Wilbur’s girl is only interested in his mind.
Meanwhile, Sandra (Austro-Hungarian actress Lenore Aubert, who would return for the semi-sequel Abbot and Costello Meet the Killer, Boris Karloff) is actually in league with Dracula, who wants to revive The Monster using a more tractable brain, thus explaining her attraction to Wilbur.
Abbot and Costello are good here, funny and fun to watch, but they’re respectful to the various monsters and give them their due and the atmosphere is still there for the spookier parts. This approach makes sense, really: If the monsters are clowning around, you don’t have a chance to sympathize with the plight of our heroes. But Chaney, Lugosi and Strange are doing their traditional bits (except for one funny moment where The Monster sees Chick for the first time and recoils in horror) and that works well with A&C’s bits.

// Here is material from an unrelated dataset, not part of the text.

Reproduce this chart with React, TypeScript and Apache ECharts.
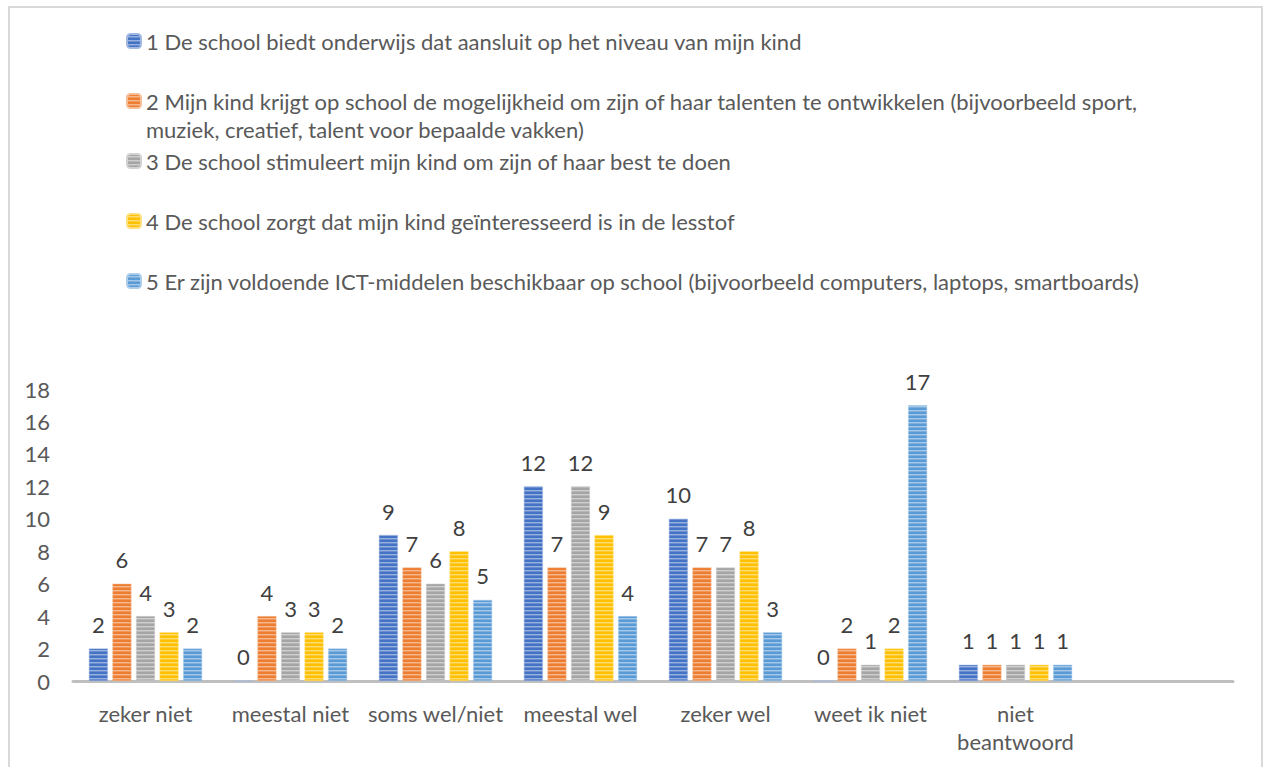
import React, { useEffect, useRef } from "react";
import * as echarts from "echarts";

const categories = ["zeker niet", "meestal niet", "soms wel/niet", "meestal wel", "zeker wel", "weet ik niet", "niet beantwoord", ""];
const seriesNames = [
  "1 De school biedt onderwijs dat aansluit op het niveau van mijn kind",
  "2 Mijn kind krijgt op school de mogelijkheid om zijn of haar talenten te ontwikkelen (bijvoorbeeld sport, muziek, creatief, talent voor bepaalde vakken)",
  "3 De school stimuleert mijn kind om zijn of haar best te doen",
  "4 De school zorgt dat mijn kind geïnteresseerd is in de lesstof",
  "5 Er zijn voldoende ICT-middelen beschikbaar op school (bijvoorbeeld computers, laptops, smartboards)",
];
const values1 = [2, 0, 9, 12, 10, 0, 1];
const values2 = [6, 4, 7, 7, 7, 2, 1];
const values3 = [4, 3, 6, 12, 7, 1, 1];
const values4 = [3, 3, 8, 9, 8, 2, 1];
const values5 = [2, 2, 5, 4, 3, 17, 1];
const seriesValues = [values1, values2, values3, values4, values5];
const yTicks = { min: 0, max: 18, interval: 2 };

const colors = ["#4472C4", "#ED7D31", "#A5A5A5", "#FFC000", "#5B9BD5"];
const legendCenters = [41, 101, 161, 221, 281];

function mix(hex: string, t: number) {
  const n = parseInt(hex.slice(1), 16);
  const r = (n >> 16) & 255, g = (n >> 8) & 255, b = n & 255;
  const f = (c: number) => Math.round(c + (255 - c) * t);
  return `rgb(${f(r)},${f(g)},${f(b)})`;
}

function stripe(hex: string) {
  const c = document.createElement("canvas");
  c.width = 4;
  c.height = 4;
  const ctx = c.getContext("2d")!;
  ctx.fillStyle = hex;
  ctx.fillRect(0, 0, 4, 4);
  ctx.fillStyle = mix(hex, 0.45);
  ctx.fillRect(0, 2, 4, 1);
  ctx.fillStyle = mix(hex, 0.2);
  ctx.fillRect(0, 3, 4, 1);
  return { image: c.toDataURL(), repeat: "repeat", imageWidth: 4, imageHeight: 4 } as any;
}

export default function App() {
  const ref = useRef<HTMLDivElement>(null);
  useEffect(() => {
    const chart = echarts.init(ref.current!, null, { renderer: "svg" });
    const font = "Lato";
    const fs = 22;
    const legends = seriesNames.map((name, i) => ({
      data: [name],
      left: 126,
      top: i === 1 ? legendCenters[i] - 42 : legendCenters[i] - 14,
      padding: 0,
      itemWidth: 14,
      itemHeight: 14,
      selectedMode: false,
      formatter: (n: string) => (n.indexOf(" muziek,") >= 0 ? "\n" + n.replace(" muziek,", "\nmuziek,") : n),
      textStyle: { fontFamily: font, fontSize: fs, color: "#595959", lineHeight: 28 },
    }));
    chart.setOption({
      animation: false,
      backgroundColor: "#fff",
      textStyle: { fontFamily: font },
      graphic: [
        {
          type: "rect",
          shape: { x: 9, y: 7, width: 1253, height: 780 },
          style: { fill: "none", stroke: "#D9D9D9", lineWidth: 2 },
          silent: true,
        },
      ],
      legend: legends,
      grid: { left: 73, right: 32, top: 389, bottom: 86, containLabel: false },
      xAxis: {
        type: "category",
        data: categories,
        axisLine: { lineStyle: { color: "#BFBFBF", width: 3 } },
        axisTick: { show: false },
        axisLabel: {
          interval: 0,
          margin: 18,
          fontFamily: font,
          fontSize: fs,
          lineHeight: 28,
          color: "#595959",
          formatter: (v: string) => v.replace(" beantwoord", "\nbeantwoord"),
        },
      },
      yAxis: {
        type: "value",
        min: yTicks.min,
        max: yTicks.max,
        interval: yTicks.interval,
        axisLine: { show: false },
        axisTick: { show: false },
        splitLine: { show: false },
        axisLabel: { margin: 23, fontFamily: font, fontSize: fs, color: "#595959" },
      },
      series: seriesNames.map((name, i) => ({
        type: "bar",
        name,
        data: seriesValues[i],
        barWidth: 19,
        barGap: "24%",
        itemStyle: { color: stripe(colors[i]), borderColor: mix(colors[i], 0.5), borderWidth: 0.5 },
        label: {
          show: true,
          position: "top",
          distance: 12,
          fontFamily: font,
          fontSize: fs,
          lineHeight: 24,
          color: "#404040",
        },
      })),
    });
    return () => chart.dispose();
  }, []);
  return <div ref={ref} style={{ position: "fixed", left: 0, top: 0, width: 1265, height: 767 }} />;
}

Abbot can’t understand Costello’s animal magnetism.
The whole thing would give way to the more science-fiction-y horror of the ’50s, and the slow moving (Lugosi is 66 by this time!) creatures seem less menacing than you would hope. Overall, this is still a good watch. The Flower, expecting something more akin to The Stooges, was pleasantly surprised by the (relative) subtlety. The Boy was also very entertained.
That’s almost as remarkable for a 70 year old comedy as it is to be won over by a 70 year old horror.

The boys do a lot of reading by candlelight, even though there’s an electric lamp not 10 feet behind them.